REPUBLIKA.CO.ID, SLEMAN -- Kerajinan tas kulit "Ganode" produksi industri rumah tangga di Dusun Modinan, Desa Banyuraden, Gamping, Kabupaten Sleman, Daerah Istimewa Yogyakarta, mampu menembus pasar internasional terutama Jepang.
"Selama ini banyak mendapat order dari luar negeri, terutama Jepang. Pesanan bisa mencapai 20 ribu unit tas," kata pelaku usaha kerajinan tas kulit, Yuyun Afnan (31), di Sleman, Jumat (5/9).
Dia mengaku sering sulit memenuhi pesanan dalam jumlah banyak karena usaha yang dijalankan bukan kelas konveksi tapi level butik.

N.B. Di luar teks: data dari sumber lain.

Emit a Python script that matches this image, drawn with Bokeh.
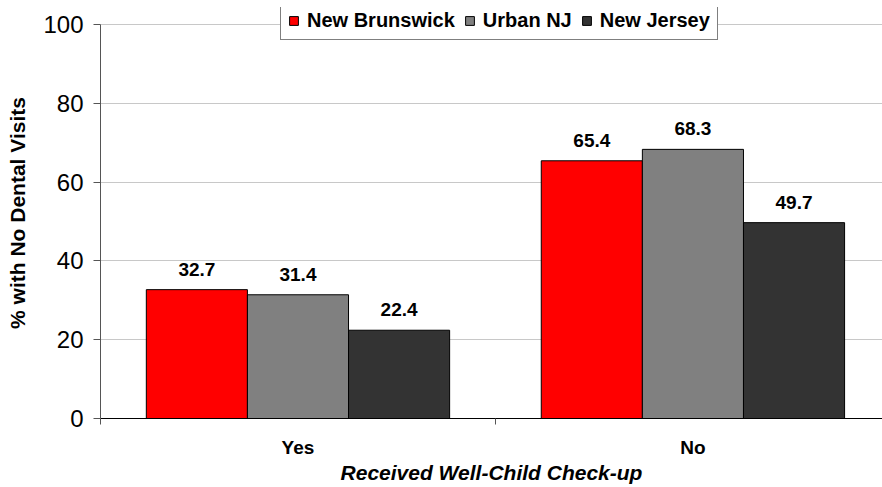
from bokeh.plotting import figure
from bokeh.models import (Range1d, FixedTicker, LinearAxis, ColumnDataSource,
                          LabelSet, Legend, LegendItem)
from bokeh.core.properties import value
from bokeh.embed import file_html
from bokeh.resources import INLINE

categories = ["Yes", "No"]
series_names = ["New Brunswick", "Urban NJ", "New Jersey"]
new_brunswick = [32.7, 65.4]
urban_nj = [31.4, 68.3]
new_jersey = [22.4, 49.7]
colors = ["#ff0000", "#808080", "#333333"]
y_ticks = [0, 20, 40, 60, 80, 100]

FONT = "Liberation Sans"
bar_w = 0.256

p = figure(width=882, height=487, output_backend="svg", toolbar_location=None,
           x_range=Range1d(0, 1.98), y_range=Range1d(0, 104.3),
           min_border_left=100, min_border_top=7, min_border_right=0,
           min_border_bottom=69, x_axis_location=None)
p.outline_line_color = None
p.background_fill_color = "white"
p.border_fill_color = "white"

# y axis
p.yaxis.ticker = FixedTicker(ticks=y_ticks)
p.yaxis.bounds = (0, 100)
p.yaxis.major_label_text_font = FONT
p.yaxis.major_label_text_font_size = "24px"
p.yaxis.major_label_text_color = "black"
p.yaxis.major_tick_out = 7
p.yaxis.major_tick_in = 0
p.yaxis.minor_tick_line_color = None
p.yaxis.axis_line_color = "#555555"
p.yaxis.major_tick_line_color = "#555555"
p.yaxis.major_label_standoff = 10
p.yaxis.axis_label = "% with No Dental Visits"
p.yaxis.axis_label_text_font = FONT
p.yaxis.axis_label_text_font_size = "21px"
p.yaxis.axis_label_text_font_style = "bold"
p.yaxis.axis_label_text_color = "black"
p.yaxis.axis_label_standoff = 11
p.ygrid.grid_line_color = "#c8c8c8"
p.xgrid.grid_line_color = None

# bottom axis with ticks between categories
ax1 = LinearAxis(ticker=FixedTicker(ticks=list(range(len(categories) + 1))),
                 major_label_overrides={i: "" for i in range(len(categories) + 1)})
ax1.major_label_text_font_size = "1px"
ax1.major_tick_out = 6
ax1.major_tick_in = 0
ax1.minor_tick_line_color = None
ax1.axis_line_color = "black"
ax1.major_tick_line_color = "#555555"
ax1.major_label_standoff = 0
p.add_layout(ax1, "below")

# category labels axis
centers = [i + 0.5 for i in range(len(categories))]
ax2 = LinearAxis(ticker=FixedTicker(ticks=centers),
                 major_label_overrides={c: n for c, n in zip(centers, categories)})
ax2.axis_line_color = None
ax2.major_tick_line_color = None
ax2.minor_tick_line_color = None
ax2.major_label_text_font = FONT
ax2.major_label_text_font_size = "19px"
ax2.major_label_text_font_style = "bold"
ax2.major_label_text_color = "black"
ax2.major_label_standoff = 6
ax2.axis_label = "Received Well-Child Check-up"
ax2.axis_label_text_font = FONT
ax2.axis_label_text_font_size = "21px"
ax2.axis_label_text_font_style = "bold italic"
ax2.axis_label_text_color = "black"
ax2.axis_label_standoff = 0
p.add_layout(ax2, "below")

series = [new_brunswick, urban_nj, new_jersey]
offsets = [-bar_w, 0, bar_w]
items = []
for name, vals, col, off in zip(series_names, series, colors, offsets):
    xs = [i + 0.5 + off for i in range(len(categories))]
    src = ColumnDataSource(dict(x=xs, top=vals, lab=[f"{v:.1f}" for v in vals]))
    r = p.vbar(x="x", top="top", width=bar_w, bottom=0, source=src,
               fill_color=col, line_color="black", line_width=1)
    items.append(LegendItem(label=name, renderers=[r]))
    p.add_layout(LabelSet(x="x", y="top", text="lab", source=src,
                          text_align="center", text_baseline="alphabetic",
                          y_offset=14, text_font=value(FONT),
                          text_font_size=value("19px"),
                          text_font_style=value("bold"),
                          text_color=value("black")))

legend = Legend(items=items, orientation="horizontal", location=(180, 378))
legend.label_text_font = FONT
legend.label_text_font_size = "20px"
legend.label_text_font_style = "bold"
legend.label_text_color = "black"
legend.glyph_width = 11
legend.glyph_height = 11
legend.label_standoff = 8
legend.spacing = 9
legend.padding = 7
legend.margin = 0
legend.border_line_color = "black"
legend.border_line_width = 1
legend.background_fill_alpha = 1
p.add_layout(legend, "center")

open("out.html", "w").write(file_html(p, INLINE))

"Selama ini saya hanya dibantu tiga penjahit untuk mengerjakan order tas yang per bulan mencapai 60 hingga 70 unit," kata pengusaha yang mengusung brand "Ganode" itu.
Ia mengatakan minimnya tenaga pendukung karena pekerjaan menjahit kulit memang butuh keterampilan khusus.
"Tidak sembarang penjahit bisa melakukannya. Tingkat kesulitannya tinggi. Harus sekali jalan karena kalau sudah cacat, tidak bisa diperbaiki," katanya.
Yuyun mengaku bisnis itu memang menjanjikan keuntungan. Dalam sebulan, pria yang mulai menjalani usaha tas kulit pada Maret 2013 itu, omzetnya minimal Rp50 juta.
"Guna memperluas segmen pasar, produk tas berbahan kulit sapi dikreasikan dalam beberapa kelas. Untuk level 'low', harga di kisaran Rp 250 ribu-Rp 300 ribu per buah, sedangkan kelas menengah Rp 350 ribu-Rp 700 ribu," katanya.
Ia mengatakan untuk kelas tinggi, harga mulai Rp 700 ribu hingga menembus Rp 5 juta. "Perbedaan mendasar dari tiga macam kelas produk itu terletak pada jenis bahan yang digunakan. Untuk kelas 'low', bahan tas lebih banyak menggunakan kain kanvas," katanya.
Dalam hal strategi pemasaran, Yuyun lebih memilih cara dalam jaringan. "Promosi kami cenderung lewat 'online' dalam bentuk website maupun sosial media karena menguntungkan, dan jangkauannya lebih luas," katanya.
Selain tas, industri rumah tangga itu juga memproduksi jaket berbahan kulit domba. Namun pengerjaannya masih mengandalkan penjahit dari Bandung. Satu jaket dijual dengan harga minimal Rp1,3 juta.